Emma also rails against the French Bourgeois society of 19 th century France, which Flaubert also hated. She is trapped in a society where women have no agency and only a limited amount of freedom. Her only power comes from her sexuality.
Flaubert also explores the theme of fate (chance) vs free will illustrated by the following passages:
“You and I, for instance, why did we meet? What chance decreed it? It must be that, like two rivers flowing across the intervening distance and converging, our own particular inclinations impelled us toward one another.” Rodolphe to Emma
“One can’t fight against providence; one can’t resist the smiles of an angel!”
“Our destinies are bound together now, aren’t they?”
“Fate is to blame, only fate!”
And boredom. Anna was bored: “…boredom, that silent spider, was spinning its web in the darkness in every corner of her heart.”
A note about the translation.
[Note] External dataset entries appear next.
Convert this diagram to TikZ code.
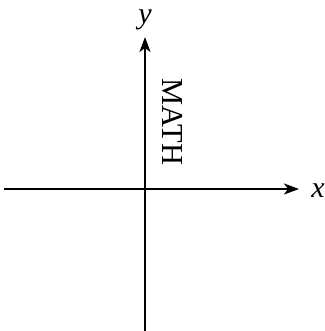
\documentclass[tikz,border=0pt]{standalone}
\usepackage{fontspec}
\setmainfont{Liberation Serif}
\usetikzlibrary{arrows.meta}
\begin{document}
\begin{tikzpicture}[x=1pt,y=1pt,
  axis/.style={line width=2.2pt,-{Stealth[length=15pt,width=11pt,inset=4pt]}},
  lbl/.style={inner sep=0pt,font=\fontsize{30}{34}\selectfont\itshape}]
\useasboundingbox (0,0) rectangle (324,331);
\coordinate (xs) at (4,142);
\coordinate (xe) at (299,142);
\coordinate (ys) at (145,0);
\coordinate (ye) at (145,294);
\draw[axis] (xs) -- (xe);
\draw[axis] (ys) -- (ye);
\node[lbl] (xl) at (318,140.5) {x};
\node[lbl] (yl) at (145,311) {y};
\node[inner sep=0pt,rotate=-90,font=\fontsize{30.5}{34}\selectfont] (m) at (173,209) {MATH};
\end{tikzpicture}
\end{document}
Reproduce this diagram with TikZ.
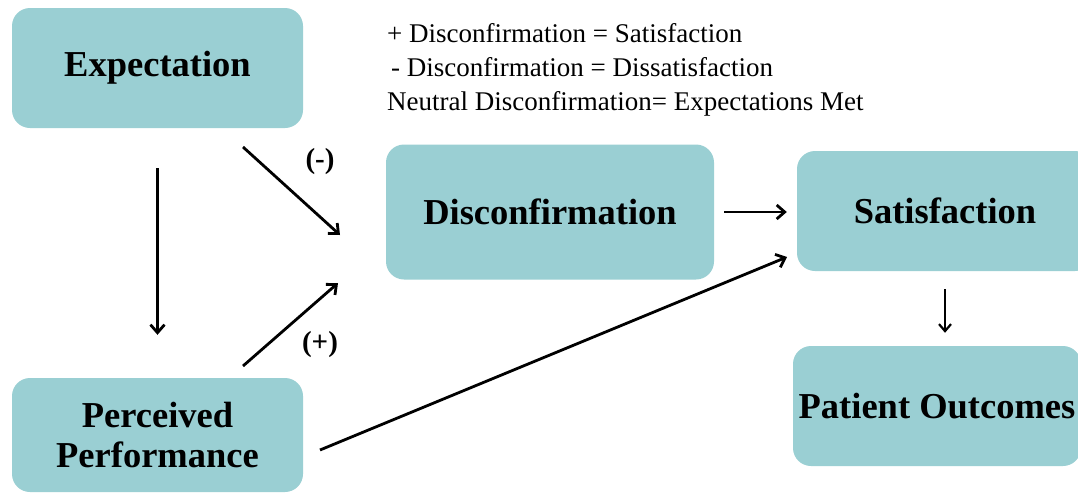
\documentclass[tikz,border=0pt]{standalone}
\usepackage{fontspec}
\setmainfont{Liberation Serif}
\usetikzlibrary{arrows.meta}
\definecolor{boxfill}{RGB}{154,207,211}
\tikzset{
  box/.style={fill=boxfill, draw=none, rounded corners=18pt, inner sep=0pt,
    font=\fontsize{36.5}{40}\selectfont\bfseries, align=center},
  conn/.style={line width=2.8pt, -{Straight Barb[length=8pt,width=14pt,line width=2.8pt]}},
  thinconn/.style={line width=2.2pt, -{Straight Barb[length=7pt,width=12pt,line width=2.2pt]}},
  legend/.style={anchor=base west, inner sep=0pt, font=\fontsize{27}{30}\selectfont},
  sign/.style={inner sep=0pt, font=\fontsize{29}{32}\selectfont\bfseries}
}
\begin{document}
\begin{tikzpicture}[x=1pt,y=-1pt]
\useasboundingbox (0,0) rectangle (1078,496);
% boxes
\node[box, minimum width=291pt, minimum height=120pt] (exp) at (157.5,68) {Expectation};
\node[box, minimum width=328pt, minimum height=135pt] (disc) at (550,212) {Disconfirmation};
\node[box, minimum width=296pt, minimum height=120pt] (sat) at (945,211) {Satisfaction};
\node[box, minimum width=288pt, minimum height=120pt] (pat) at (937,406) {Patient Outcomes};
\node[box, minimum width=291pt, minimum height=114pt] (perc) at (157.5,435) {Perceived\\Performance};
% legend
\node[legend] (l1) at (387,42) {+ Disconfirmation = Satisfaction};
\node[legend] (l2) at (391,76) {- Disconfirmation = Dissatisfaction};
\node[legend] (l3) at (387,110) {Neutral Disconfirmation= Expectations Met};
% signs
\node[sign] (minus) at (320,162) {(-)};
\node[sign] (plus) at (320,345) {(+)};
% arrow end points
\coordinate (a1) at (243,147);
\coordinate (a2) at (340,235);
\coordinate (b1) at (243,366);
\coordinate (b2) at (338,283);
\coordinate (c1) at (320,450);
\coordinate (c2) at (787,257);
% connectors
\draw[conn, shorten <=40pt, shorten >=43pt] (exp.south) -- (perc.north);
\draw[conn] (a1) -- (a2);
\draw[conn] (b1) -- (b2);
\draw[conn, shorten <=10pt, shorten >=10pt] (disc.east) -- (disc.east -| sat.west);
\draw[conn] (c1) -- (c2);
\draw[thinconn, shorten <=18pt, shorten >=13pt] (sat.south) -- (pat.north -| sat.south);
\end{tikzpicture}
\end{document}
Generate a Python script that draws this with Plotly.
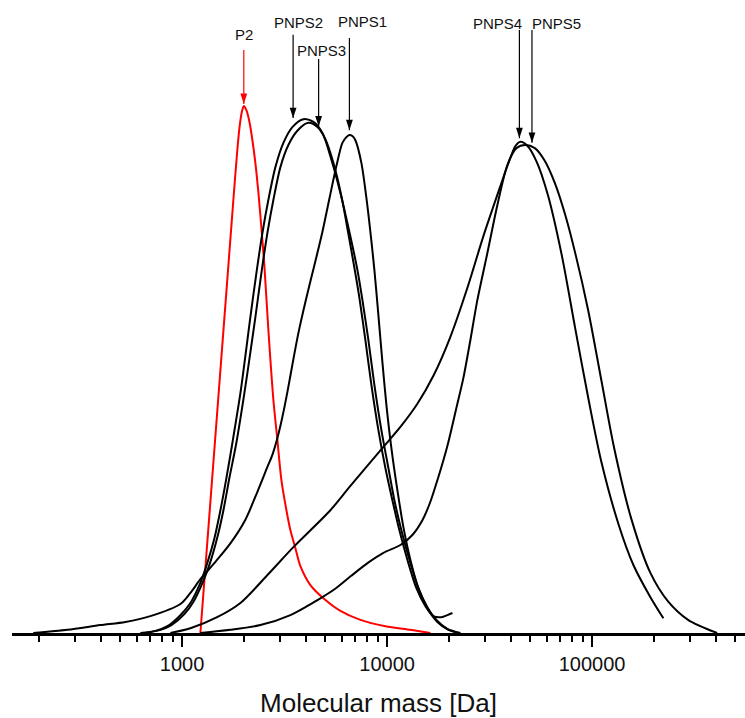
import math
import plotly.graph_objects as go

# Molecular-mass distributions (relative detector signal vs. mass in Da)
p2_mass = [1228, 1359, 1503, 1663, 1779, 1851, 1904, 1957, 2002, 2059, 2130, 2203, 2279, 2357,
           2437, 2521, 2636, 2789, 2917, 3051, 3228, 3376, 3571, 3777, 4226, 4890, 5919, 7410,
           9810, 12990, 16260]
p2_signal = [0.0, 0.224, 0.448, 0.672, 0.822, 0.907, 0.958, 0.989, 1.0, 0.992, 0.970, 0.935, 0.891,
             0.835, 0.769, 0.696, 0.575, 0.442, 0.366, 0.290, 0.233, 0.195, 0.161, 0.127, 0.091,
             0.066, 0.042, 0.025, 0.013, 0.006, 0.0]

pnps1_mass = [188, 276, 399, 529, 700, 981, 1098, 1228, 1454, 1720, 2036, 2330, 2607, 2757, 2917,
              3085, 3263, 3451, 3692, 4040, 4420, 4835, 5230, 5658, 6053, 6331, 6549, 6771,
              7004, 7492, 7929, 8290, 8670, 9070, 9487, 9922, 10495, 11227, 12010, 12990, 14214,
              15726, 17595, 19907, 22270]
pnps1_signal = [0.0, 0.006, 0.015, 0.021, 0.032, 0.055, 0.076, 0.102, 0.135, 0.170, 0.215, 0.268,
                0.315, 0.338, 0.370, 0.410, 0.457, 0.509, 0.569, 0.636, 0.698, 0.761, 0.824,
                0.886, 0.930, 0.941, 0.945, 0.943, 0.935, 0.892, 0.825, 0.761, 0.689, 0.603,
                0.514, 0.433, 0.351, 0.271, 0.201, 0.139, 0.085, 0.047, 0.021, 0.006, 0.0]

pnps2_mass = [626, 741, 848, 981, 1098, 1228, 1328, 1438, 1538, 1645, 1760, 1925, 2036, 2154, 2304,
              2465, 2636, 2852, 3120, 3451, 3906, 4370, 4835, 5350, 5919, 6549, 7164, 7578, 8103,
              8670, 9380, 10147, 10853, 11743, 12850, 14214, 15726, 17398, 19683, 22790]
pnps2_signal = [0.0, 0.004, 0.013, 0.034, 0.057, 0.095, 0.133, 0.180, 0.233, 0.294, 0.361, 0.455,
                0.526, 0.600, 0.683, 0.759, 0.822, 0.884, 0.930, 0.960, 0.975, 0.970, 0.949,
                0.898, 0.835, 0.761, 0.689, 0.632, 0.556, 0.471, 0.385, 0.313, 0.252, 0.195,
                0.139, 0.085, 0.049, 0.025, 0.008, 0.0]

pnps3_mass = [662, 784, 887, 1026, 1135, 1270, 1374, 1487, 1591, 1701, 1840, 2013, 2154, 2279, 2437,
              2607, 2789, 3017, 3300, 3651, 4131, 4571, 5000, 5470, 5986, 6476, 6926, 7327, 7834,
              8383, 9070, 9810, 10614, 11481, 12561, 13900, 15375, 16823, 18404, 19683, 20825]
pnps3_signal = [0.0, 0.006, 0.015, 0.036, 0.059, 0.099, 0.135, 0.182, 0.233, 0.294, 0.361, 0.455,
                0.533, 0.600, 0.683, 0.759, 0.822, 0.884, 0.926, 0.953, 0.968, 0.960, 0.937,
                0.892, 0.829, 0.757, 0.693, 0.636, 0.556, 0.471, 0.385, 0.313, 0.252, 0.195,
                0.139, 0.085, 0.051, 0.032, 0.030, 0.034, 0.038]

pnps4_mass = [877, 1098, 1482, 1925, 2636, 3491, 5290, 6622, 9594, 11612, 14055, 16823, 20363,
              24650, 29497, 35700, 39950, 42260, 44690, 48200, 53540, 60870, 71120, 82560, 96210,
              111100, 134900, 159040, 192500, 222740]
pnps4_signal = [0.0, 0.009, 0.030, 0.057, 0.112, 0.163, 0.233, 0.279, 0.353, 0.391, 0.435, 0.488,
                0.562, 0.655, 0.753, 0.848, 0.902, 0.924, 0.932, 0.925, 0.895, 0.831, 0.717,
                0.580, 0.442, 0.324, 0.205, 0.129, 0.068, 0.028]

pnps5_mass = [1228, 1720, 2410, 3376, 4597, 5627, 6659, 8057, 9594, 11612, 13285, 14866, 16260,
              17595, 19683, 21777, 23565, 25488, 27572, 30847, 34514, 38624, 42720, 47280, 52550,
              58550, 65770, 73990, 83200, 95630, 110900, 128100, 155000, 192500, 234700, 293900,
              407300]
pnps5_signal = [0.0, 0.006, 0.015, 0.034, 0.063, 0.085, 0.108, 0.133, 0.152, 0.167, 0.186, 0.214,
                0.249, 0.290, 0.355, 0.427, 0.484, 0.556, 0.632, 0.721, 0.812, 0.888, 0.920,
                0.926, 0.920, 0.897, 0.854, 0.793, 0.717, 0.613, 0.480, 0.351, 0.218, 0.114,
                0.060, 0.025, 0.0]

series = [
    ("P2", p2_mass, p2_signal, "#ff0000"),
    ("PNPS1", pnps1_mass, pnps1_signal, "#000000"),
    ("PNPS2", pnps2_mass, pnps2_signal, "#000000"),
    ("PNPS3", pnps3_mass, pnps3_signal, "#000000"),
    ("PNPS4", pnps4_mass, pnps4_signal, "#000000"),
    ("PNPS5", pnps5_mass, pnps5_signal, "#000000"),
]

# Peak markers: label, mass the arrow points at, arrow tip / tail heights, label anchor
marker_labels = ["P2", "PNPS2", "PNPS3", "PNPS1", "PNPS4", "PNPS5"]
marker_mass = [2000, 3480, 4635, 6550, 44200, 50900]
marker_tip = [1.004, 0.977, 0.961, 0.954, 0.939, 0.930]
marker_tail = [1.106, 1.135, 1.089, 1.129, 1.144, 1.144]
label_mass = [2000, 3680, 4765, 7600, 34750, 66700]
label_height = [1.135, 1.158, 1.106, 1.160, 1.156, 1.156]
marker_colors = ["#ff0000", "#000000", "#000000", "#000000", "#000000", "#000000"]

major_ticks = [1000, 10000, 100000]
major_labels = ["1000", "10000", "100000"]
minor_ticks = [m * d for d in (100, 1000, 10000) for m in range(2, 10)] + [200000, 300000, 400000, 500000]

fig = go.Figure()
for name, xs, ys, color in series:
    fig.add_trace(go.Scatter(
        x=xs, y=ys, mode="lines", name=name,
        line=dict(color=color, width=2, shape="spline", smoothing=0.8),
        showlegend=False, hoverinfo="skip",
    ))

# Arrows: thin shaft plus a filled head whose tip sits on the target point
for lab, mx, tip, tail, col in zip(marker_labels, marker_mass, marker_tip, marker_tail, marker_colors):
    fig.add_trace(go.Scatter(
        x=[mx, mx], y=[tail, tip], mode="lines",
        line=dict(color=col, width=1.2),
        showlegend=False, hoverinfo="skip",
    ))
    fig.add_trace(go.Scatter(
        x=[mx], y=[tip], mode="markers",
        marker=dict(symbol="arrow", angle=180, size=11, color=col, line=dict(width=0)),
        showlegend=False, hoverinfo="skip",
    ))

# Annotation x positions on a log axis are given as log10 of the mass
for lab, lx, ly in zip(marker_labels, label_mass, label_height):
    fig.add_annotation(
        x=math.log10(lx), y=ly, xref="x", yref="y", text=lab, showarrow=False,
        font=dict(family="Liberation Sans, Arial, sans-serif", size=15, color="#111111"),
        xanchor="center", yanchor="middle",
    )

fig.update_layout(
    width=745, height=718,
    margin=dict(l=12, r=0, t=0, b=85),
    paper_bgcolor="white", plot_bgcolor="white",
    font=dict(family="Liberation Sans, Arial, sans-serif", color="#111111"),
    xaxis=dict(
        type="log", range=[2.1703, 5.7459],
        showline=True, linecolor="#000000", linewidth=3,
        showgrid=False, zeroline=False,
        tickmode="array", tickvals=major_ticks, ticktext=major_labels,
        ticks="outside", ticklen=11, tickwidth=2, tickcolor="#000000",
        tickfont=dict(size=20, color="#111111"),
        minor=dict(tickmode="array", tickvals=minor_ticks, ticks="outside",
                   ticklen=6, tickwidth=2, tickcolor="#000000", showgrid=False),
        title=dict(text="Molecular mass [Da]", font=dict(size=26, color="#111111"), standoff=22),
    ),
    yaxis=dict(visible=False, range=[0, 1.2011], showgrid=False, zeroline=False),
)

fig.write_html("out.html")
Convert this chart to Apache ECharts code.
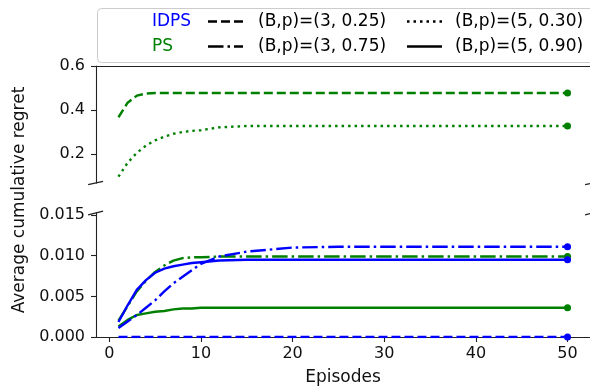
<!DOCTYPE html>
<html>
<head>
<meta charset="utf-8">
<script src="https://cdn.jsdelivr.net/npm/echarts@6/dist/echarts.min.js"></script>
<style>
  html, body { margin: 0; padding: 0; background: #fff; }
  #chart { width: 590px; height: 387px; }
</style>
</head>
<body>
<div id="chart"></div>
<script>
const episodes = [1, 2, 3, 4, 5, 6, 7, 8, 9, 10, 12, 15, 20, 25, 30, 40, 50];

// top panel (large regret)
const psB3p25 = [0.367, 0.433, 0.465, 0.475, 0.477, 0.477, 0.477, 0.477, 0.477, 0.477, 0.477, 0.477, 0.477, 0.477, 0.477, 0.477, 0.477];
const psB5p30 = [0.097, 0.160, 0.205, 0.238, 0.262, 0.279, 0.292, 0.300, 0.305, 0.308, 0.321, 0.327, 0.327, 0.327, 0.327, 0.327, 0.327];

// bottom panel (small regret)
const idpsB3p25 = [0, 0, 0, 0, 0, 0, 0, 0, 0, 0, 0, 0, 0, 0, 0, 0, 0];
const idpsB3p75 = [0.0011, 0.0019, 0.0027, 0.0036, 0.0045, 0.0056, 0.0066, 0.0074, 0.0082, 0.0090, 0.0099, 0.0105, 0.0110, 0.0111, 0.0111, 0.0111, 0.0111];
const psB3p75 = [0.0020, 0.0038, 0.0056, 0.0069, 0.0080, 0.0088, 0.0094, 0.0097, 0.0098, 0.0098, 0.0099, 0.0099, 0.0099, 0.0099, 0.0099, 0.0099, 0.0099];
const idpsB5p90 = [0.00185, 0.0039, 0.0058, 0.0070, 0.0079, 0.0084, 0.0087, 0.0089, 0.0091, 0.0092, 0.0094, 0.0095, 0.0095, 0.0095, 0.0095, 0.0095, 0.0095];
const psB5p90 = [0.0013, 0.0021, 0.0027, 0.0029, 0.0031, 0.0032, 0.0034, 0.0035, 0.0035, 0.0036, 0.0036, 0.0036, 0.0036, 0.0036, 0.0036, 0.0036, 0.0036];

const xTicks = [0, 10, 20, 30, 40, 50];
const yTicksTop = [0.2, 0.4, 0.6];
const yTicksBottom = [0, 0.005, 0.010, 0.015];

const algoNames = ['IDPS', 'PS'];
const configNames = ['(B,p)=(3, 0.25)', '(B,p)=(3, 0.75)', '(B,p)=(5, 0.30)', '(B,p)=(5, 0.90)'];

const BLUE = '#0000ff';
const GREEN = '#008000';
const LW = 2.4;
const DASHES = {
  dashed: [9, 4],
  dashdot: [15.5, 4, 2.5, 4],
  dotted: [2.5, 4],
  solid: 'solid'
};
const FONT = 'DejaVu Sans';

const chart = echarts.init(document.getElementById('chart'), null, { renderer: 'canvas' });

function pairs(vals) {
  return vals.map((v, i) => {
    if (i === vals.length - 1) return { value: [episodes[i], v], symbolSize: 7 };
    return [episodes[i], v];
  });
}

function line(name, vals, color, dash, idx) {
  return {
    name: name,
    type: 'line',
    xAxisIndex: idx,
    yAxisIndex: idx,
    data: pairs(vals),
    symbol: 'circle',
    symbolSize: 0,
    showSymbol: true,
    showAllSymbol: true,
    lineStyle: { color: color, width: LW, type: dash, cap: 'butt' },
    itemStyle: { color: color },
    emphasis: { disabled: true }
  };
}

const axisColor = '#222';
const tickLabel = { fontFamily: FONT, fontSize: 16, color: '#111' };

const xMin = -1.45, xMax = 52.45;

// legend drawn by hand (two colour rows, four line styles)
const legendStyles = [DASHES.dashed, DASHES.dashdot, DASHES.dotted, DASHES.solid];
const legendGraphics = [
  {
    type: 'rect', left: 97, top: 8, z: 50,
    shape: { width: 505, height: 54, r: 4 },
    style: { fill: 'rgba(255,255,255,0.85)', stroke: '#cccccc', lineWidth: 1 }
  }
];
algoNames.forEach((n, r) => {
  legendGraphics.push({
    type: 'text', x: 152, y: 22 + r * 25, z: 51,
    style: { text: n, fill: r === 0 ? BLUE : GREEN, font: '17px ' + FONT, textVerticalAlign: 'middle' }
  });
});
configNames.forEach((n, i) => {
  const col = i < 2 ? 0 : 1;
  const row = i % 2;
  const sx = col === 0 ? 208 : 407;
  const tx = col === 0 ? 258 : 455;
  const y = 21.5 + row * 25;
  const d = legendStyles[i];
  legendGraphics.push({
    type: 'line', z: 51,
    shape: { x1: sx, y1: y, x2: sx + 35, y2: y },
    style: { stroke: '#000', lineWidth: LW, lineDash: d === 'solid' ? null : d }
  });
  legendGraphics.push({
    type: 'text', x: tx, y: y + 0.5, z: 51,
    style: { text: n, fill: '#000', font: '17px ' + FONT, textVerticalAlign: 'middle' }
  });
});

// broken axis marks
const breakMarks = [
  [88.1, 184.7, 103.1, 181.3],
  [88.1, 214.9, 103.1, 211.1],
  [585.1, 184.7, 600.1, 181.3],
  [585.1, 214.9, 600.1, 211.1]
].map(s => ({
  type: 'line', z: 40,
  shape: { x1: s[0], y1: s[1], x2: s[2], y2: s[3] },
  style: { stroke: axisColor, lineWidth: 1.2 }
}));

const yLabel = {
  type: 'text', x: 20, y: 200, rotation: Math.PI / 2, z: 40,
  style: {
    text: 'Average cumulative regret', fill: '#111', font: '17px ' + FONT,
    textAlign: 'center', textVerticalAlign: 'middle'
  }
};

const option = {
  animation: false,
  backgroundColor: '#fff',
  grid: [
    { left: 96, right: -3, top: 66, height: 117 },
    { left: 96, right: -3, top: 213, height: 124 }
  ],
  xAxis: [
    {
      gridIndex: 0, type: 'value', position: 'top', min: xMin, max: xMax,
      axisLine: { show: true, onZero: false, lineStyle: { color: axisColor, width: 1.1 } },
      axisTick: { show: false }, axisLabel: { show: false }, splitLine: { show: false }
    },
    {
      gridIndex: 1, type: 'value', position: 'bottom', min: xMin, max: xMax,
      name: 'Episodes', nameLocation: 'middle', nameGap: 32,
      nameTextStyle: { fontFamily: FONT, fontSize: 17, color: '#111' },
      axisLine: { show: true, onZero: false, lineStyle: { color: axisColor, width: 1.1 } },
      axisTick: { show: true, length: 5, customValues: xTicks, lineStyle: { color: axisColor, width: 1.1 } },
      axisLabel: Object.assign({ customValues: xTicks, margin: 9, formatter: v => String(v) }, tickLabel),
      splitLine: { show: false }
    }
  ],
  yAxis: [
    {
      gridIndex: 0, type: 'value', min: 0.068, max: 0.6,
      axisLine: { show: true, onZero: false, lineStyle: { color: axisColor, width: 1.1 } },
      axisTick: { show: true, length: 5, customValues: yTicksTop, lineStyle: { color: axisColor, width: 1.1 } },
      axisLabel: Object.assign({ customValues: yTicksTop, margin: 11, formatter: v => v.toFixed(1) }, tickLabel),
      splitLine: { show: false }
    },
    {
      gridIndex: 1, type: 'value', min: 0, max: 0.01525,
      axisLine: { show: true, onZero: false, lineStyle: { color: axisColor, width: 1.1 } },
      axisTick: { show: true, length: 5, customValues: yTicksBottom, lineStyle: { color: axisColor, width: 1.1 } },
      axisLabel: Object.assign({ customValues: yTicksBottom, margin: 11, formatter: v => v.toFixed(3) }, tickLabel),
      splitLine: { show: false }
    }
  ],
  series: [
    line('PS (3, 0.25)', psB3p25, GREEN, DASHES.dashed, 0),
    line('PS (5, 0.30)', psB5p30, GREEN, DASHES.dotted, 0),
    line('IDPS (3, 0.25)', idpsB3p25, BLUE, DASHES.dashed, 1),
    line('PS (5, 0.90)', psB5p90, GREEN, DASHES.solid, 1),
    line('PS (3, 0.75)', psB3p75, GREEN, DASHES.dashdot, 1),
    line('IDPS (5, 0.90)', idpsB5p90, BLUE, DASHES.solid, 1),
    line('IDPS (3, 0.75)', idpsB3p75, BLUE, DASHES.dashdot, 1)
  ],
  graphic: legendGraphics.concat(breakMarks, [yLabel])
};

chart.setOption(option);
</script>
</body>
</html>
There is nothing more important to me in the enjoyment of a book written in a language other than my own than a good translation. The version I read was translated by Lydia Davis and it is excellent.
This is what Flaubert had to say about the importance of a good translation: “A good sentence should be like a good line in poetry, unchangeable, as rhythmic, as sonorous.” And Davis has achieved this as the novel reads like poetry and it goes down like drinking a glass of cool refreshing water.